# Exercise input
>>>

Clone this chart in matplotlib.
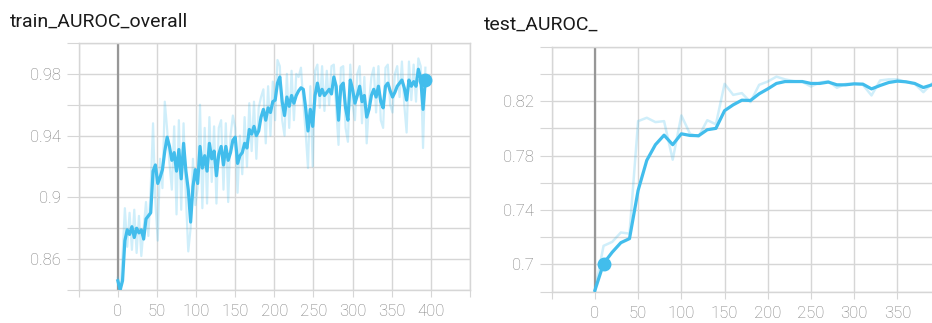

<<<
>>>

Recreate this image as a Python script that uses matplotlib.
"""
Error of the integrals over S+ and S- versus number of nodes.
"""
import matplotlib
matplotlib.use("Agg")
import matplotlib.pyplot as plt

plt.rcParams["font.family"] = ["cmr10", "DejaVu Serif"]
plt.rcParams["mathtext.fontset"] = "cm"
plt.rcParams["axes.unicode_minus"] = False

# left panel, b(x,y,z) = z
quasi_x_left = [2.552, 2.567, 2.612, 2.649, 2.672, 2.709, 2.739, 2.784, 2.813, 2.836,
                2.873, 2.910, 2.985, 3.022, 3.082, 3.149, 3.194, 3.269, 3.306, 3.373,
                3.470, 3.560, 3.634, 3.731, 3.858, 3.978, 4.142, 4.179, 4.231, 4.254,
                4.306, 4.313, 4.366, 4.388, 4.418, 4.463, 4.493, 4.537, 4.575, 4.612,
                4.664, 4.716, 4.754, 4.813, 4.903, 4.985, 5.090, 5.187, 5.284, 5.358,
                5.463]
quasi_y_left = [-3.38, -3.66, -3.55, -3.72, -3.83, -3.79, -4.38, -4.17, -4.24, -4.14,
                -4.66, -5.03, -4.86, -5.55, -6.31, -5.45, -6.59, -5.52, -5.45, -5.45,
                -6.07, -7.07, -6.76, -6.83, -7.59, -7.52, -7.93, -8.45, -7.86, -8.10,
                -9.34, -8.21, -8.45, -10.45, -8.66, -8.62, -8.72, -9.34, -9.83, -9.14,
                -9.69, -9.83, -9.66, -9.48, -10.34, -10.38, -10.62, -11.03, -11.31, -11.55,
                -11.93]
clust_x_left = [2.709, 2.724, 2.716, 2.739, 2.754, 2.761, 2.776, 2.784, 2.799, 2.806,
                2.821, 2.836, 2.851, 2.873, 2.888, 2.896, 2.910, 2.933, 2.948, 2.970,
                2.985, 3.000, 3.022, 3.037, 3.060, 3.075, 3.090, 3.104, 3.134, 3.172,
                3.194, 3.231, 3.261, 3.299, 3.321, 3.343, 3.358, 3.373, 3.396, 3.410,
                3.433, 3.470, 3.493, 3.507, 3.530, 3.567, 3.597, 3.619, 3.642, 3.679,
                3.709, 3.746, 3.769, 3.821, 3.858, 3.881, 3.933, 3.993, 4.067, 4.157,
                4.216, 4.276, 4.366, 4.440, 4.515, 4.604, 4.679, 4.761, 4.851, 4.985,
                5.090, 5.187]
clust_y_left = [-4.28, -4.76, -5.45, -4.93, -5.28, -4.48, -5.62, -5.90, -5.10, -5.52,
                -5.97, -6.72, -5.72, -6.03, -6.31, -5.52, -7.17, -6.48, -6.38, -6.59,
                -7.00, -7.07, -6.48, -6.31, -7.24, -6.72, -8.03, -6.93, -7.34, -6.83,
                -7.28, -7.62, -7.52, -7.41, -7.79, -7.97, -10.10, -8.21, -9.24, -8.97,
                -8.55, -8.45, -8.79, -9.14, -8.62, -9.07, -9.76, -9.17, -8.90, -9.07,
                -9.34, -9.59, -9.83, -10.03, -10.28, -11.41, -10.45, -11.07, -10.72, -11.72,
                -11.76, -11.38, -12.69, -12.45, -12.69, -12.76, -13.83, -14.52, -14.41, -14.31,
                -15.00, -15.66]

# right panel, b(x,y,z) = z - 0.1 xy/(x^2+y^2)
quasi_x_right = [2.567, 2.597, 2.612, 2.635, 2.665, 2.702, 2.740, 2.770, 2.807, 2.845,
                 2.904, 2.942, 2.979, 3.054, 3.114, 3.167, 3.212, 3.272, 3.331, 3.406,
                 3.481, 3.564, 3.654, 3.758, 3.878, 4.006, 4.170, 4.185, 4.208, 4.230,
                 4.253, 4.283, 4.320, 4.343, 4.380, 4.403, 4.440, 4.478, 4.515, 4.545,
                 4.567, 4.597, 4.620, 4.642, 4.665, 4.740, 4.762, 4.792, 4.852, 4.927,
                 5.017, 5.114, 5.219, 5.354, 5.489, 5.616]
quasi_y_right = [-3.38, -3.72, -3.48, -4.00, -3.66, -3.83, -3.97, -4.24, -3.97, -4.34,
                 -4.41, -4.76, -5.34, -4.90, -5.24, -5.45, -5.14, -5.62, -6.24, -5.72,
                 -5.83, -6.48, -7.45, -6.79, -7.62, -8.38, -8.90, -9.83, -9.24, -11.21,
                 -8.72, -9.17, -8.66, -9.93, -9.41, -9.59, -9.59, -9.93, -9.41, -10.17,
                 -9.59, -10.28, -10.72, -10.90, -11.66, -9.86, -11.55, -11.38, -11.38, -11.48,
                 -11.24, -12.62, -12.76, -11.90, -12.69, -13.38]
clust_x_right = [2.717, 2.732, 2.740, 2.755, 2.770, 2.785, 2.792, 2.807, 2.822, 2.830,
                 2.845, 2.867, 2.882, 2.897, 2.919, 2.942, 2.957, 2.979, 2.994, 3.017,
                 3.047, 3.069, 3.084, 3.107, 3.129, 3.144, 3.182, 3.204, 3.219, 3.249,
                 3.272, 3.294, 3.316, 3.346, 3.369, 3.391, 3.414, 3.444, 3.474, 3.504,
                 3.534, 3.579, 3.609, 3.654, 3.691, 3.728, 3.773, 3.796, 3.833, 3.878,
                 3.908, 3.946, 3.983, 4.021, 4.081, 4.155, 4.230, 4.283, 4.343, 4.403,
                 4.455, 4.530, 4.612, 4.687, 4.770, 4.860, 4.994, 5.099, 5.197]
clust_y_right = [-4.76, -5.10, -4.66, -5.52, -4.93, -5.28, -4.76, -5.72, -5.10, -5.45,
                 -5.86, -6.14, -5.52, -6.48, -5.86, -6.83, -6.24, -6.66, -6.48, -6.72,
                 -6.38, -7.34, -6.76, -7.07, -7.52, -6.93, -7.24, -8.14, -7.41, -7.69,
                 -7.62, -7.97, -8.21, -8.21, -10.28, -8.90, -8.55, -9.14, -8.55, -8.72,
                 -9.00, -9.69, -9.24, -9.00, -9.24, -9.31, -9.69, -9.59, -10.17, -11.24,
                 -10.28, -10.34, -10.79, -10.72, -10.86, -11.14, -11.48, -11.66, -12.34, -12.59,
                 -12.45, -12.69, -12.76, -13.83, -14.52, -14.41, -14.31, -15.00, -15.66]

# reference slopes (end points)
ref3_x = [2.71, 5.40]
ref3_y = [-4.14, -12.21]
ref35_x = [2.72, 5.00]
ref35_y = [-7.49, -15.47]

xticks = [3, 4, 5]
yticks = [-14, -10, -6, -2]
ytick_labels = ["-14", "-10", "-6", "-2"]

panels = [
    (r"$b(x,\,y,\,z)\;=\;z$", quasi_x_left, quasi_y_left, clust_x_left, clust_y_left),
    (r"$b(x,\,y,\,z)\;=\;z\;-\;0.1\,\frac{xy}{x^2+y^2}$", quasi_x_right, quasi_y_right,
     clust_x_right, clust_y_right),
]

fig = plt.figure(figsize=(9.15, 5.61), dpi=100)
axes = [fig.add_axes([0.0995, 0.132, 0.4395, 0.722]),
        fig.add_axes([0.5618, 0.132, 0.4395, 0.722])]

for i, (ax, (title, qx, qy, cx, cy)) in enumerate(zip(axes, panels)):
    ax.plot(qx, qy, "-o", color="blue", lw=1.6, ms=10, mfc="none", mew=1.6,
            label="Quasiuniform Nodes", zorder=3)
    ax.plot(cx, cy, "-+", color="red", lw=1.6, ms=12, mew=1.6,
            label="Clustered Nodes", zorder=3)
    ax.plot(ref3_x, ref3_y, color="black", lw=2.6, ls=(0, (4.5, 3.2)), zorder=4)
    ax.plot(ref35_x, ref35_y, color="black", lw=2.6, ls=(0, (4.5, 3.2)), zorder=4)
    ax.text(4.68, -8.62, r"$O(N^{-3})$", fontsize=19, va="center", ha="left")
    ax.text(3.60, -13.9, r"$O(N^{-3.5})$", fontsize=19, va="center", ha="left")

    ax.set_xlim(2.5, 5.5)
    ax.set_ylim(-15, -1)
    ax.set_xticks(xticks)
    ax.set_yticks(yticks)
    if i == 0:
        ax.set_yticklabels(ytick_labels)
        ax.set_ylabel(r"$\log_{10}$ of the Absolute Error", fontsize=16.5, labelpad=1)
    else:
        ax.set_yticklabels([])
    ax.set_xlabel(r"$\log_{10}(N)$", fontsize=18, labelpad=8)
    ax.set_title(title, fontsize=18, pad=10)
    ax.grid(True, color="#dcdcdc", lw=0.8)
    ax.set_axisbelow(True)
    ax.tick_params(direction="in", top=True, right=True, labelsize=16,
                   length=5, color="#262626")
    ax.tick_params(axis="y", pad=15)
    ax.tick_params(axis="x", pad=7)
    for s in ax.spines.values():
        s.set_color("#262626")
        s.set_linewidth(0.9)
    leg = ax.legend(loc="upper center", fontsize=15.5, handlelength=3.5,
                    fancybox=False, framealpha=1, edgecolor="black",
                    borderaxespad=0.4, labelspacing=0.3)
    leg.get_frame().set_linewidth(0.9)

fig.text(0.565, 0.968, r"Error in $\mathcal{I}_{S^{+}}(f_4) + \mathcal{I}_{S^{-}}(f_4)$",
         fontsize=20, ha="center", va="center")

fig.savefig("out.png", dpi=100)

<<<
>>>

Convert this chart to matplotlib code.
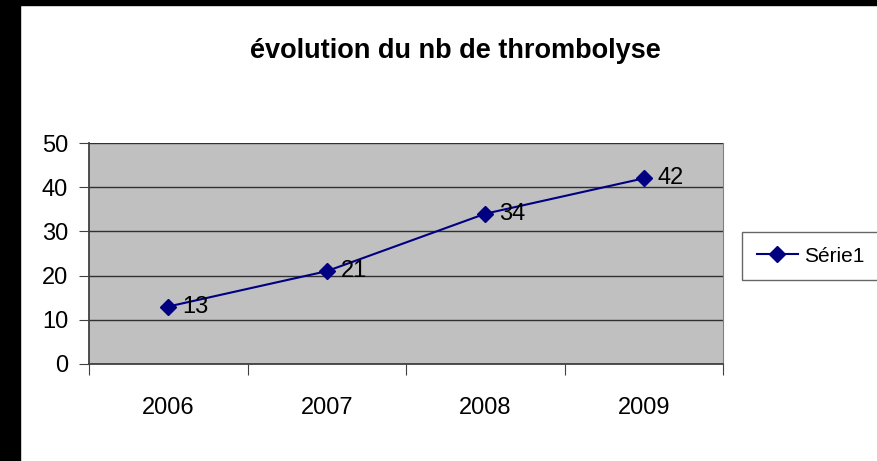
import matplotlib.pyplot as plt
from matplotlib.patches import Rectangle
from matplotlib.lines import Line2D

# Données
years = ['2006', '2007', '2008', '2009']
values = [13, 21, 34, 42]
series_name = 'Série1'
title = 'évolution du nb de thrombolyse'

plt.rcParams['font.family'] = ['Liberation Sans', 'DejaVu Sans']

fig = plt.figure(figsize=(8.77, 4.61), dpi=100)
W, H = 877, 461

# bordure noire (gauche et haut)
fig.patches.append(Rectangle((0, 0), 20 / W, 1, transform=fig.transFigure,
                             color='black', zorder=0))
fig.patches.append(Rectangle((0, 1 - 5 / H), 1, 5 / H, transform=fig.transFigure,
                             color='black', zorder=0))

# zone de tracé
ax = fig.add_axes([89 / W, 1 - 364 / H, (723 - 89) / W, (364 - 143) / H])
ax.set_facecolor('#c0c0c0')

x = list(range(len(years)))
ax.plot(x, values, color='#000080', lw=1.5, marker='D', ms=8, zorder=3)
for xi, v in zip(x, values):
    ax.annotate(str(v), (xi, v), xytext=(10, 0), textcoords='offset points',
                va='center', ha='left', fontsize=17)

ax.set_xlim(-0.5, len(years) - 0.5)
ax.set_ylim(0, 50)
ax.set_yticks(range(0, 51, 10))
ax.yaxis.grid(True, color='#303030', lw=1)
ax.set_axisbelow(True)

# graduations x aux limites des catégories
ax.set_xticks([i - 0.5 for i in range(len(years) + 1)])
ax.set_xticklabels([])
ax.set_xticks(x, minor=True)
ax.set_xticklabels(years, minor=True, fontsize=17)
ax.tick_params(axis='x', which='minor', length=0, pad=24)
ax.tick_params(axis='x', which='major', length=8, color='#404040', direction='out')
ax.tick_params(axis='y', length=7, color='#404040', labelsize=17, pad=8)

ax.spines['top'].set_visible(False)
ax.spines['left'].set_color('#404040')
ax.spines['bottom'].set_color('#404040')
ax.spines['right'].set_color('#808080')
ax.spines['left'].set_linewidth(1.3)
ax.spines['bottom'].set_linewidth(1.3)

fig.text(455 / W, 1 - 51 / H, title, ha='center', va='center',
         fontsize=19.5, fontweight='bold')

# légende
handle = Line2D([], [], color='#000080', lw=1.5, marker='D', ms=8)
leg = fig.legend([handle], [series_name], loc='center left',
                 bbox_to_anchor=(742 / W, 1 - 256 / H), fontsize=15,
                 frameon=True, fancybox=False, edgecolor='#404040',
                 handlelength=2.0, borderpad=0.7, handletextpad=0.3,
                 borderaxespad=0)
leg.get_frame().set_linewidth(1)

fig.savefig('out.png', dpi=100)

<<<

# What is needed
From the records above, copy exactly the stretch from the line holding "Convert this chart to matplotlib code." through the line holding "W, H = 877, 461", both ends included, without the pictures.

# Output below
Convert this chart to matplotlib code.
import matplotlib.pyplot as plt
from matplotlib.patches import Rectangle
from matplotlib.lines import Line2D

# Données
years = ['2006', '2007', '2008', '2009']
values = [13, 21, 34, 42]
series_name = 'Série1'
title = 'évolution du nb de thrombolyse'

plt.rcParams['font.family'] = ['Liberation Sans', 'DejaVu Sans']

fig = plt.figure(figsize=(8.77, 4.61), dpi=100)
W, H = 877, 461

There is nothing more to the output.